Teams haben die Chance, mittels Coaching ihre Interaktionsprozesse und Rollen so zu schärfen, dass sie schnell auf neue Bedrohungen reagieren können. Voraussetzung ist, dass der Coach eine hohe psychologische Sicherheit im Team herstellen und aufrechterhalten kann. Eine Kultur der Selbststeuerung von Teams unter dem Dach einer verbindenden Vision lässt sich aber nur dann erreichen, wenn nicht nur ein einzelnes Team in den „Genuss“ eines Coachings kommt. Stattdessen ist ein Team-Coaching-Programm zu etablieren, das zwei Entwicklungsstränge hat: Erstens, Coaching sowohl der Innovations-Teams als auch der Teams, die sich mit Effizienzverbesserungen befassen, und zweitens: Systemisches Coaching für die Gestaltung der Interaktionsbeziehungen der Teams untereinander. Mit Hilfe eines solchen Programms besteht die Chance, die Antwortfähigkeit auf Disruption in der gesamten Organisation zu steigern.

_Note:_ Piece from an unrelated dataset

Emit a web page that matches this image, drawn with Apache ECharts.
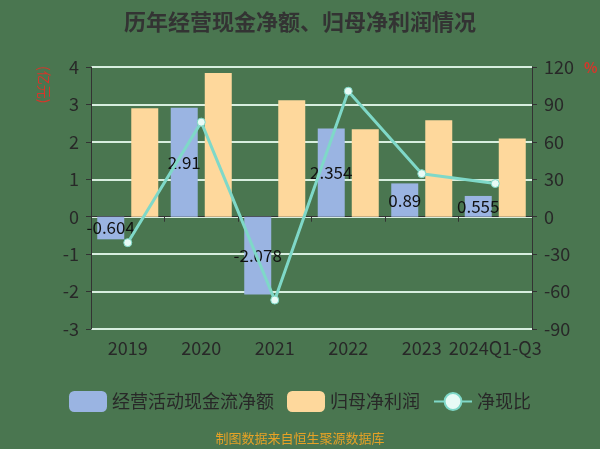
<!DOCTYPE html>
<html>
<head>
<meta charset="utf-8">
<script src="https://cdn.jsdelivr.net/npm/echarts@6/dist/echarts.min.js"></script>
<style>
html, body { margin: 0; padding: 0; background: #4a7650; }
#chart { width: 600px; height: 449px; }
</style>
</head>
<body>
<div id="chart"></div>
<script>
// 数据
var years = ['2019', '2020', '2021', '2022', '2023', '2024Q1-Q3'];
var cashFlow = [-0.604, 2.91, -2.078, 2.354, 0.89, 0.555];   // 经营活动现金流净额(亿元)
var netProfit = [2.90, 3.84, 3.11, 2.34, 2.58, 2.09];         // 归母净利润(亿元)
var ratio = [-20.8, 75.8, -66.8, 100.6, 34.5, 26.6];          // 净现比(%)

var font = '"Noto Sans CJK SC", "Noto Sans", sans-serif';
var dark = '#282828';
var chart = echarts.init(document.getElementById('chart'));

var option = {
	backgroundColor: '#4a7650',
	title: {
		text: '历年经营现金净额、归母净利润情况',
		left: 'center',
		top: 6,
		textStyle: { color: '#333', fontSize: 22, fontWeight: 'bold', fontFamily: font }
	},
	legend: {
		bottom: 32,
		left: 'center',
		itemWidth: 38,
		itemHeight: 21,
		itemGap: 13,
		textStyle: { color: dark, fontSize: 18, fontFamily: font },
		data: [
			{ name: '经营活动现金流净额', icon: 'roundRect' },
			{ name: '归母净利润', icon: 'roundRect' },
			{ name: '净现比' }
		]
	},
	grid: { left: 91, right: 68, top: 67, bottom: 120 },
	xAxis: {
		type: 'category',
		data: years,
		axisLine: { onZero: true, lineStyle: { color: '#333', width: 1 } },
		axisTick: { show: true, length: 5, lineStyle: { color: '#333' } },
		axisLabel: { interval: 0, margin: 10, color: dark, fontSize: 18, fontFamily: font }
	},
	yAxis: [{
		type: 'value',
		min: -3, max: 4, interval: 1,
		axisLine: { show: true, lineStyle: { color: '#333' } },
		axisTick: { show: true, length: 5, lineStyle: { color: '#333' } },
		axisLabel: { margin: 12, color: dark, fontSize: 18, fontFamily: font },
		splitLine: { lineStyle: { color: '#d8eedf', width: 2 } }
	}, {
		type: 'value',
		min: -90, max: 120, interval: 30,
		axisLine: { show: true, lineStyle: { color: '#333' } },
		axisTick: { show: true, length: 5, lineStyle: { color: '#333' } },
		axisLabel: { margin: 12, color: dark, fontSize: 18, fontFamily: font },
		splitLine: { show: false }
	}],
	graphic: [{
		type: 'text',
		left: 37,
		top: 66,
		rotation: -Math.PI / 2,
		style: { text: '(亿元)', fill: '#d8352a', font: '14px ' + font }
	}, {
		type: 'text',
		left: 584,
		top: 61,
		style: { text: '%', fill: '#d8352a', font: 'bold 14px ' + font }
	}, {
		type: 'text',
		left: 'center',
		top: 432,
		style: { text: '制图数据来自恒生聚源数据库', fill: '#e6a226', font: '13px ' + font }
	}],
	series: [{
		name: '经营活动现金流净额',
		type: 'bar',
		data: cashFlow,
		barWidth: 27,
		barGap: '26%',
		itemStyle: { color: '#9ab4e2' },
		label: {
			show: true,
			position: 'inside',
			color: '#111',
			fontSize: 17,
			fontFamily: font
		}
	}, {
		name: '归母净利润',
		type: 'bar',
		data: netProfit,
		barWidth: 27,
		itemStyle: { color: '#fed89c' }
	}, {
		name: '净现比',
		type: 'line',
		yAxisIndex: 1,
		data: ratio,
		symbol: 'circle',
		symbolSize: 8,
		lineStyle: { color: '#7fd8c8', width: 3 },
		itemStyle: { color: '#e8fbf6', borderColor: '#7fd8c8', borderWidth: 1 },
		z: 5
	}]
};
chart.setOption(option);
</script>
</body>
</html>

Es soll nicht verschwiegen werden, dass die Erschließung dieser Chancen ein nicht unerhebliches Zeit- und Investitionsbudget benötigt. Die Akkommodation mit Hilfe der Aktualisierung tief sitzender Annahmen, Riten und Verhaltensroutinen auf personaler Ebene, Teamebene und in der Organisation insgesamt ist nicht im Schnellverfahren zu erreichen.